Multidão – Mas, acima de tudo, uma multidão de fiéis calculada em cerca de um milhão de pessoas, vindas de todos os cantos da Terra, invadiu as ruas de Roma para dar seu último adeus ao papa peregrino. Nas colunas de Bernini da praça de São Pedro, 300 mil pessoas se aglomeraram para assistir à missa por João Paulo II, enquanto outras 700 mil se espalhavam em vários pontos de Roma, onde foram instalados telões. Nos dias anteriores ao enterro, outro milhão de peregrinos esperou até 24 horas numa fila interminável para ver o corpo do papa. Um espetáculo inusitado, típico da sociedade de massas que Karol Wojtyla tanto condenou.

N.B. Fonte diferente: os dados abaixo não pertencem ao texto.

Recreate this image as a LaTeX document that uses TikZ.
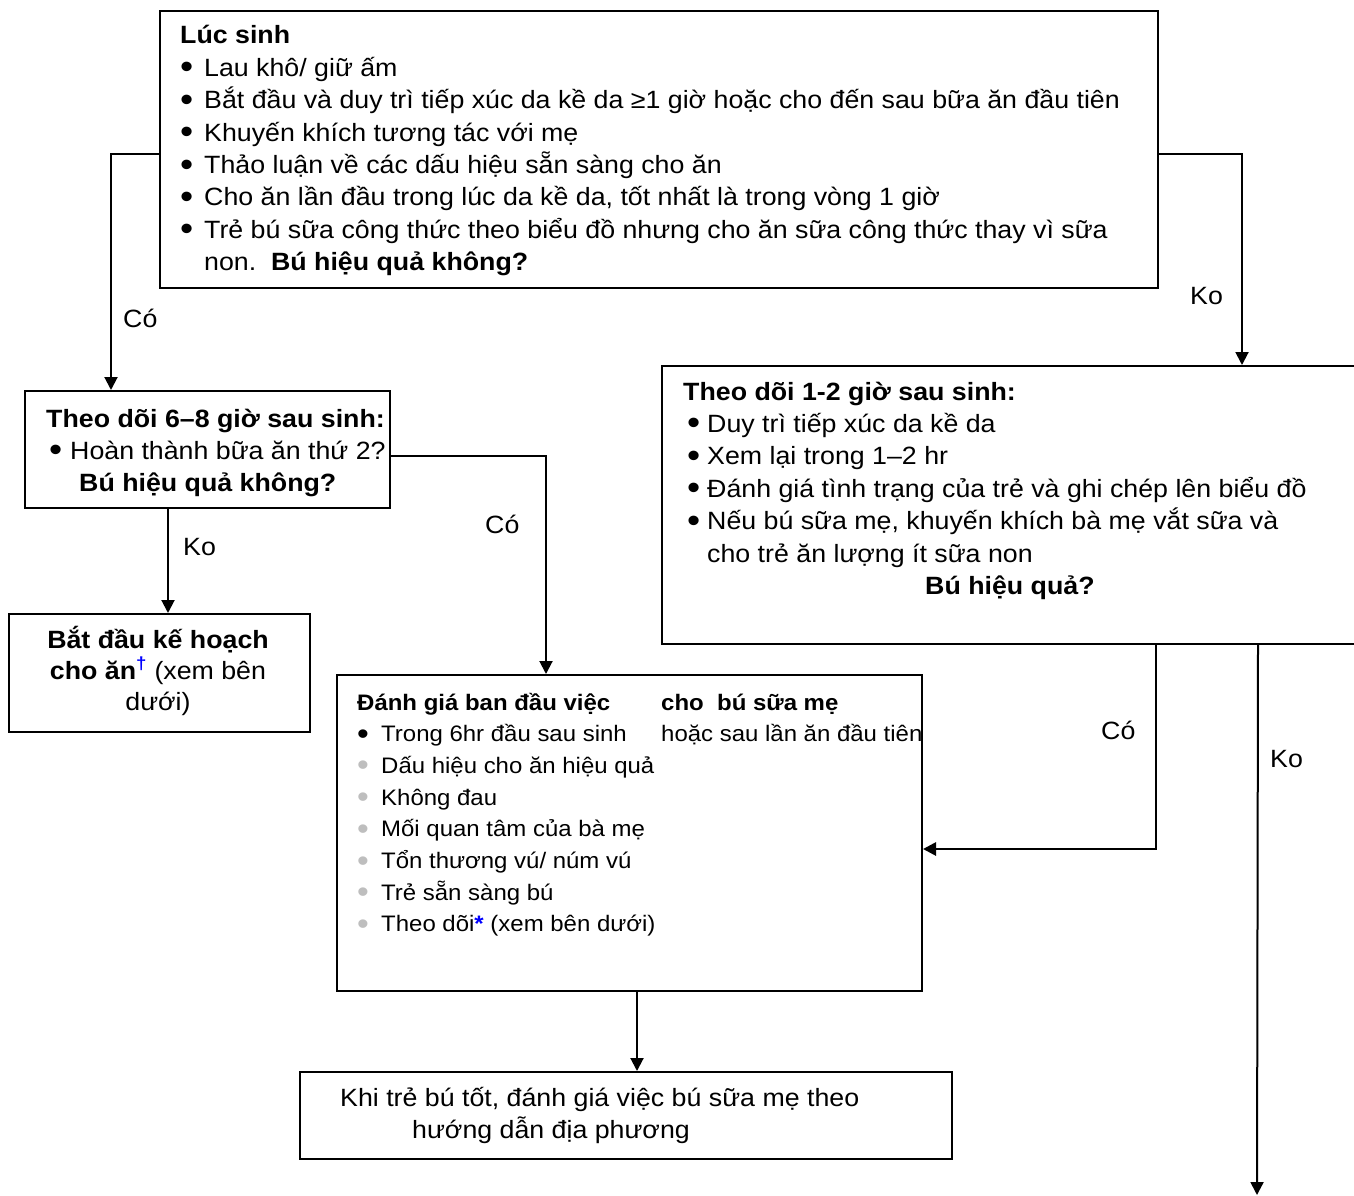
\documentclass[tikz,border=0pt]{standalone}
\usepackage{fontspec}
\usepackage{graphicx}
\setmainfont{Liberation Sans}[FakeStretch=1.07]
\usetikzlibrary{arrows.meta}
\definecolor{bulgray}{RGB}{190,190,190}
\definecolor{markblue}{RGB}{0,0,255}
\newcommand\fbig{\fontsize{25}{32.4}\selectfont}
\newcommand\fsmall{\fontsize{22.4}{31.7}\selectfont}
\newcommand\bigdot{\raisebox{-2.5pt}{\scalebox{1.4}{•}}}
\newcommand\bulA[1][24pt]{\makebox[#1][l]{\bigdot}}
\newcommand\bulG[1][24pt]{\makebox[#1][l]{\textcolor{bulgray}{\bigdot}}}
\begin{document}
\begin{tikzpicture}[x=1pt,y=-1pt,
  box/.style={draw, line width=2pt, rectangle, inner sep=0pt, anchor=north west},
  txt/.style={inner sep=0pt, anchor=base west},
  arr/.style={line width=2pt, -{Triangle[width=13pt,length=13pt]}},
  lbl/.style={inner sep=0pt, anchor=base west, font=\fbig}]
\useasboundingbox (0,0) rectangle (1354,1196);

% boxes
\node[box, minimum width=998pt, minimum height=277pt] (top) at (159,10) {};
\node[box, minimum width=365pt, minimum height=117pt] (b68) at (24,390) {};
\node[box, minimum width=301pt, minimum height=118pt] (plan) at (8,613) {};
\node[box, minimum width=699pt, minimum height=278pt] (r12) at (661,365) {};
\node[box, minimum width=585pt, minimum height=316pt] (dg) at (336,674) {};
\node[box, minimum width=652pt, minimum height=87pt] (bot) at (299,1071) {};

% box texts
\node[txt] (toptxt) at (180,44) {\parbox[t]{990pt}{\fbig\raggedright
  \textbf{Lúc sinh}\\
  \bulA Lau khô/ giữ ấm\\
  \bulA Bắt đầu và duy trì tiếp xúc da kề da ≥1 giờ hoặc cho đến sau bữa ăn đầu tiên\\
  \bulA Khuyến khích tương tác với mẹ\\
  \bulA Thảo luận về các dấu hiệu sẵn sàng cho ăn\\
  \bulA Cho ăn lần đầu trong lúc da kề da, tốt nhất là trong vòng 1 giờ\\
  \bulA Trẻ bú sữa công thức theo biểu đồ nhưng cho ăn sữa công thức thay vì sữa\\
  \hspace*{24pt}non.\ \ \textbf{Bú hiệu quả không?}}};

\node[txt] (b68txt) at (46,427) {\parbox[t]{360pt}{\fbig\raggedright
  \textbf{Theo dõi 6–8 giờ sau sinh:}\\
  \hspace*{3pt}\bulA[21pt]Hoàn thành bữa ăn thứ 2?\\
  \hspace*{33pt}\textbf{Bú hiệu quả không?}}};

\node[inner sep=0pt, anchor=base] (plantxt) at (158,648) {\parbox[t]{300pt}{\fontsize{25}{31}\selectfont\centering
  \textbf{Bắt đầu kế hoạch}\\
  \textbf{cho ăn}\textsuperscript{\textcolor{markblue}{\textbf{†}}} (xem bên\\
  dưới)}};

\node[txt] (r12txt) at (683,400) {\parbox[t]{680pt}{\fbig\raggedright
  \textbf{Theo dõi 1-2 giờ sau sinh:}\\
  \hspace*{4pt}\bulA[20pt]Duy trì tiếp xúc da kề da\\
  \hspace*{4pt}\bulA[20pt]Xem lại trong 1–2 hr\\
  \hspace*{4pt}\bulA[20pt]Đánh giá tình trạng của trẻ và ghi chép lên biểu đồ\\
  \hspace*{4pt}\bulA[20pt]Nếu bú sữa mẹ, khuyến khích bà mẹ vắt sữa và\\
  \hspace*{24pt}cho trẻ ăn lượng ít sữa non\\
  \hspace*{242pt}\textbf{Bú hiệu quả?}}};

\node[txt] (dgtxt) at (357,710) {\parbox[t]{300pt}{\fsmall\raggedright
  \textbf{Đánh giá ban đầu việc}\\
  \bulA Trong 6hr đầu sau sinh\\
  \bulG Dấu hiệu cho ăn hiệu quả\\
  \bulG Không đau\\
  \bulG Mối quan tâm của bà mẹ\\
  \bulG Tổn thương vú/ núm vú\\
  \bulG Trẻ sẵn sàng bú\\
  \bulG Theo dõi\textcolor{markblue}{\textbf{*}} (xem bên dưới)}};
\begin{scope}
  \clip (dg.north west) rectangle (dg.south east);
  \node[txt] (dgtxtb) at (661,710) {\parbox[t]{400pt}{\fsmall\raggedright
    \textbf{cho\ \ bú sữa mẹ}\\
    hoặc sau lần ăn đầu tiên}};
\end{scope}

\node[txt] (bottxt) at (340,1106) {\parbox[t]{600pt}{\fbig\raggedright
  Khi trẻ bú tốt, đánh giá việc bú sữa mẹ theo\\
  \hspace*{72pt}hướng dẫn địa phương}};

% connectors
\coordinate (koend) at (1257,1195);
\draw[arr] ([yshift=-4.5pt]top.west) -| ([xshift=-96.5pt]b68.north);
\draw[arr] ([yshift=-4.5pt]top.east) -| ([xshift=230.5pt]r12.north);
\draw[arr] ([yshift=-6.5pt]b68.east) -| ([xshift=-83.5pt]dg.north);
\draw[arr] ([xshift=-39.5pt]b68.south) -- ([xshift=-39.5pt]b68.south |- plan.north);
\draw[arr, line width=2.8pt] ([xshift=144.5pt]r12.south) |- ([yshift=-16pt]dg.east);
\draw[arr] ([xshift=246.5pt]r12.south) -- (koend);
\draw[arr] ([xshift=7.5pt]dg.south) -- ([xshift=7.5pt]dg.south |- bot.north);

% branch labels
\node[lbl] (l1) at (123,327) {Có};
\node[lbl] (l2) at (1190,304) {Ko};
\node[lbl] (l3) at (485,533) {Có};
\node[lbl] (l4) at (183,555) {Ko};
\node[lbl] (l5) at (1101,739) {Có};
\node[lbl] (l6) at (1270,767) {Ko};
\end{tikzpicture}
\end{document}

Apesar dos temores de tumultos ou atentados terroristas, a cerimônia foi impecável. Num caixão de cipreste marcado com uma cruz e o M da Virgem Maria e carregado por 12 funcionários do Vaticano, o corpo de João Paulo II foi levado da Basílica para a praça de São Pedro, onde o cardeal alemão Joseph Ratzinger, decano do Colégio Cardinalício e presidente da Congregação para a Doutrina da Fé, celebrou a missa em memória do pontífice morto, oficiando em latim a cerimônia, que teve início um pouco antes das 10h30 locais (5h30 de Brasília). “O papa nos vê e abençoa”, disse Ratzinger ao concluir a homilia. “Agora, ele está diante da janela do Senhor”, disse o decano. A homilia do cardeal foi interrompida cerca de dez vezes por aplausos entusiasmados da multidão. Enquanto a missa era celebrada, milhares de pessoas pediam a canonização imediata de João Paulo II aos brados de santo subito! (santo já!). Terminada a missa às 12h30 locais (7h30 em Brasília), o caixão foi levado para a Basílica de São Pedro, onde João Paulo II foi sepultado na cripta em que estava enterrado o papa João XXIII até 1997, antes de ser beatificado.

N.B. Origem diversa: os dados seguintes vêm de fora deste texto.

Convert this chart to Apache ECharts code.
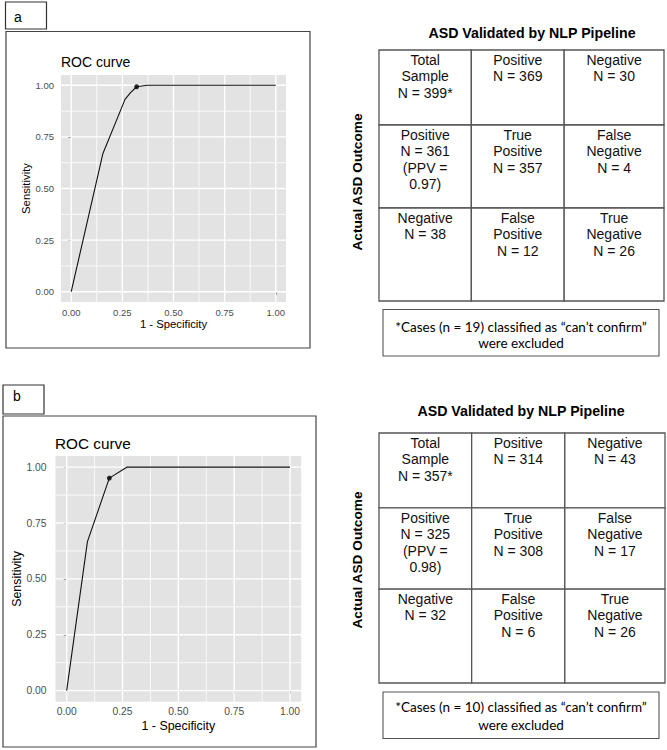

Testamento – Mesmo morto, João Paulo II ainda surpreende. Enquanto se preparavam para o conclave que elegerá o novo pontífice a partir do dia 18, os cardeais divulgaram o testamento do finado pontífice. O documento sugere que o papa pensou em renunciar no ano 2000, no jubileu do cristianismo. “É preciso que eu me pergunte se não é hora de seguir o exemplo de Simeão, na Bíblia, e nunc dimittis.” A palavra dimittis significa renunciar, ir para outro lugar, demitir, partir.
Outra surpresa revelada pelo testamento foi a intenção inicial de Wojtyla de ser enterrado em sua terra natal, a Polônia. Esse desejo seria depois sepultado, o que revela que o papa tinha consciência de que seu papel histórico, afinal de contas, transcendia em muito o do cardeal Karol Wojtyla, de Cracóvia. Suas exéquias foram uma prova disso.